### Your goal
Leave out every picture, then transcribe the rest of the listing exactly.
>> START
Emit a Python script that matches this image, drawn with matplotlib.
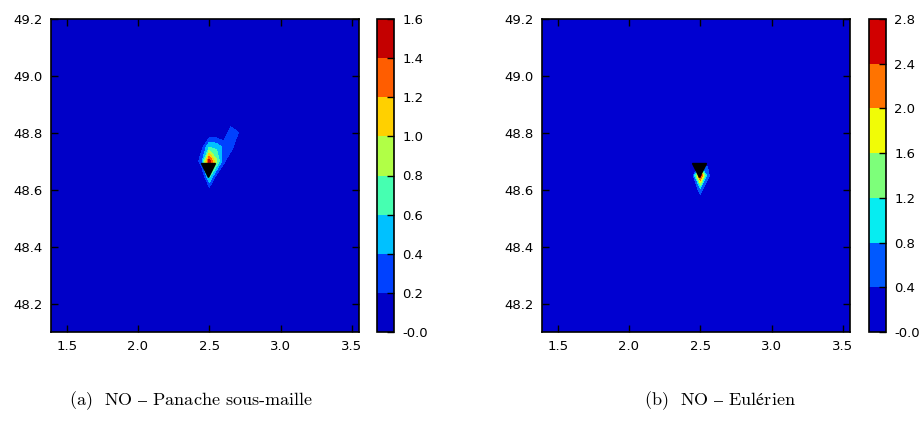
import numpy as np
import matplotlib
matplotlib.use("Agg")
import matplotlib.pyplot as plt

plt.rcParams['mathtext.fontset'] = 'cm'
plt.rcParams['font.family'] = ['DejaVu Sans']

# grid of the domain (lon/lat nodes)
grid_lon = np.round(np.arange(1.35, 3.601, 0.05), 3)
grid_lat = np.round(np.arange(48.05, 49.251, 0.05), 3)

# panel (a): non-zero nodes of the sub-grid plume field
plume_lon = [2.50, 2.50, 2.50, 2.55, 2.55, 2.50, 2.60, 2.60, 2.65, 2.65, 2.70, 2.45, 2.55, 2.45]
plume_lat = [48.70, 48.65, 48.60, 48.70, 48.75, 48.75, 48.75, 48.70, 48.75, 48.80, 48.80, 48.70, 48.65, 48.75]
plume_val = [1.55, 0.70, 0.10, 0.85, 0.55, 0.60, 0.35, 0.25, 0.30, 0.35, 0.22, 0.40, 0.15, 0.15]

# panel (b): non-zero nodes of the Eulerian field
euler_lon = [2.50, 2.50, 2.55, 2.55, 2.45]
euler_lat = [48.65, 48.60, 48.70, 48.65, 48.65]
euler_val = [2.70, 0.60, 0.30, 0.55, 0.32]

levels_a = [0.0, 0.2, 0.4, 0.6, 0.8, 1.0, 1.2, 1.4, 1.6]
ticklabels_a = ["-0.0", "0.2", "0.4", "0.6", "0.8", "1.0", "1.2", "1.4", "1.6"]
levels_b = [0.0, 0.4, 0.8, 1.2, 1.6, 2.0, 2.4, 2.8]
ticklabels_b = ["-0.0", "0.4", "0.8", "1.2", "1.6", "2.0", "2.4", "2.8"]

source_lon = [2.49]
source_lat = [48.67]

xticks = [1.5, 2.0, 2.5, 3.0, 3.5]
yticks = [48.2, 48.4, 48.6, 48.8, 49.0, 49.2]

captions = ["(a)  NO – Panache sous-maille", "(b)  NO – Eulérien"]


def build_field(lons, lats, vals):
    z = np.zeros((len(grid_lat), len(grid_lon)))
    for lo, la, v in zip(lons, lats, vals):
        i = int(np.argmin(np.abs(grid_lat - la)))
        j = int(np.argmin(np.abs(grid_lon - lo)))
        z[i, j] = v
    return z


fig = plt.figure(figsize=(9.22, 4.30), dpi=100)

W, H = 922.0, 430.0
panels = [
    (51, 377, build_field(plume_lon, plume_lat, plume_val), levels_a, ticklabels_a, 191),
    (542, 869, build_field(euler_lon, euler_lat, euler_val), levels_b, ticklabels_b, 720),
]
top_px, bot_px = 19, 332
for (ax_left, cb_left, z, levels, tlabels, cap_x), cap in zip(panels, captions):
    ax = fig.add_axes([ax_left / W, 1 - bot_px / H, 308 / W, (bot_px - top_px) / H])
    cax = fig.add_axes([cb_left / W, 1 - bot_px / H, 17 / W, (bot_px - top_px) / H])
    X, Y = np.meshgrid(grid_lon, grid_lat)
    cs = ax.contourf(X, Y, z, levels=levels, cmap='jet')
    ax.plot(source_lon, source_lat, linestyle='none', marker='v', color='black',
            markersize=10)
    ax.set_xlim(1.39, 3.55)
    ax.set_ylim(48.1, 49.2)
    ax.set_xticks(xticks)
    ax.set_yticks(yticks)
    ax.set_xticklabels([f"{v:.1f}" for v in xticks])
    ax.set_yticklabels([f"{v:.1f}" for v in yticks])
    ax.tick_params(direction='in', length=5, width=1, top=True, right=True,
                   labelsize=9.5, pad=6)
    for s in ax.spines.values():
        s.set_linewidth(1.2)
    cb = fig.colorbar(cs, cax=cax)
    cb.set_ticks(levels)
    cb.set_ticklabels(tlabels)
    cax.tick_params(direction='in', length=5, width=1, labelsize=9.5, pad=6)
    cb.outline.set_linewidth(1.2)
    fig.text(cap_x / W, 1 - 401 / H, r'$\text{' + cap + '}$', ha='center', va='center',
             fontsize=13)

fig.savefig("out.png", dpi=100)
>> END
### Reply
Emit a Python script that matches this image, drawn with matplotlib.
import numpy as np
import matplotlib
matplotlib.use("Agg")
import matplotlib.pyplot as plt

plt.rcParams['mathtext.fontset'] = 'cm'
plt.rcParams['font.family'] = ['DejaVu Sans']

# grid of the domain (lon/lat nodes)
grid_lon = np.round(np.arange(1.35, 3.601, 0.05), 3)
grid_lat = np.round(np.arange(48.05, 49.251, 0.05), 3)

# panel (a): non-zero nodes of the sub-grid plume field
plume_lon = [2.50, 2.50, 2.50, 2.55, 2.55, 2.50, 2.60, 2.60, 2.65, 2.65, 2.70, 2.45, 2.55, 2.45]
plume_lat = [48.70, 48.65, 48.60, 48.70, 48.75, 48.75, 48.75, 48.70, 48.75, 48.80, 48.80, 48.70, 48.65, 48.75]
plume_val = [1.55, 0.70, 0.10, 0.85, 0.55, 0.60, 0.35, 0.25, 0.30, 0.35, 0.22, 0.40, 0.15, 0.15]

# panel (b): non-zero nodes of the Eulerian field
euler_lon = [2.50, 2.50, 2.55, 2.55, 2.45]
euler_lat = [48.65, 48.60, 48.70, 48.65, 48.65]
euler_val = [2.70, 0.60, 0.30, 0.55, 0.32]

levels_a = [0.0, 0.2, 0.4, 0.6, 0.8, 1.0, 1.2, 1.4, 1.6]
ticklabels_a = ["-0.0", "0.2", "0.4", "0.6", "0.8", "1.0", "1.2", "1.4", "1.6"]
levels_b = [0.0, 0.4, 0.8, 1.2, 1.6, 2.0, 2.4, 2.8]
ticklabels_b = ["-0.0", "0.4", "0.8", "1.2", "1.6", "2.0", "2.4", "2.8"]

source_lon = [2.49]
source_lat = [48.67]

xticks = [1.5, 2.0, 2.5, 3.0, 3.5]
yticks = [48.2, 48.4, 48.6, 48.8, 49.0, 49.2]

captions = ["(a)  NO – Panache sous-maille", "(b)  NO – Eulérien"]


def build_field(lons, lats, vals):
    z = np.zeros((len(grid_lat), len(grid_lon)))
    for lo, la, v in zip(lons, lats, vals):
        i = int(np.argmin(np.abs(grid_lat - la)))
        j = int(np.argmin(np.abs(grid_lon - lo)))
        z[i, j] = v
    return z


fig = plt.figure(figsize=(9.22, 4.30), dpi=100)

W, H = 922.0, 430.0
panels = [
    (51, 377, build_field(plume_lon, plume_lat, plume_val), levels_a, ticklabels_a, 191),
    (542, 869, build_field(euler_lon, euler_lat, euler_val), levels_b, ticklabels_b, 720),
]
top_px, bot_px = 19, 332
for (ax_left, cb_left, z, levels, tlabels, cap_x), cap in zip(panels, captions):
    ax = fig.add_axes([ax_left / W, 1 - bot_px / H, 308 / W, (bot_px - top_px) / H])
    cax = fig.add_axes([cb_left / W, 1 - bot_px / H, 17 / W, (bot_px - top_px) / H])
    X, Y = np.meshgrid(grid_lon, grid_lat)
    cs = ax.contourf(X, Y, z, levels=levels, cmap='jet')
    ax.plot(source_lon, source_lat, linestyle='none', marker='v', color='black',
            markersize=10)
    ax.set_xlim(1.39, 3.55)
    ax.set_ylim(48.1, 49.2)
    ax.set_xticks(xticks)
    ax.set_yticks(yticks)
    ax.set_xticklabels([f"{v:.1f}" for v in xticks])
    ax.set_yticklabels([f"{v:.1f}" for v in yticks])
    ax.tick_params(direction='in', length=5, width=1, top=True, right=True,
                   labelsize=9.5, pad=6)
    for s in ax.spines.values():
        s.set_linewidth(1.2)
    cb = fig.colorbar(cs, cax=cax)
    cb.set_ticks(levels)
    cb.set_ticklabels(tlabels)
    cax.tick_params(direction='in', length=5, width=1, labelsize=9.5, pad=6)
    cb.outline.set_linewidth(1.2)
    fig.text(cap_x / W, 1 - 401 / H, r'$\text{' + cap + '}$', ha='center', va='center',
             fontsize=13)

fig.savefig("out.png", dpi=100)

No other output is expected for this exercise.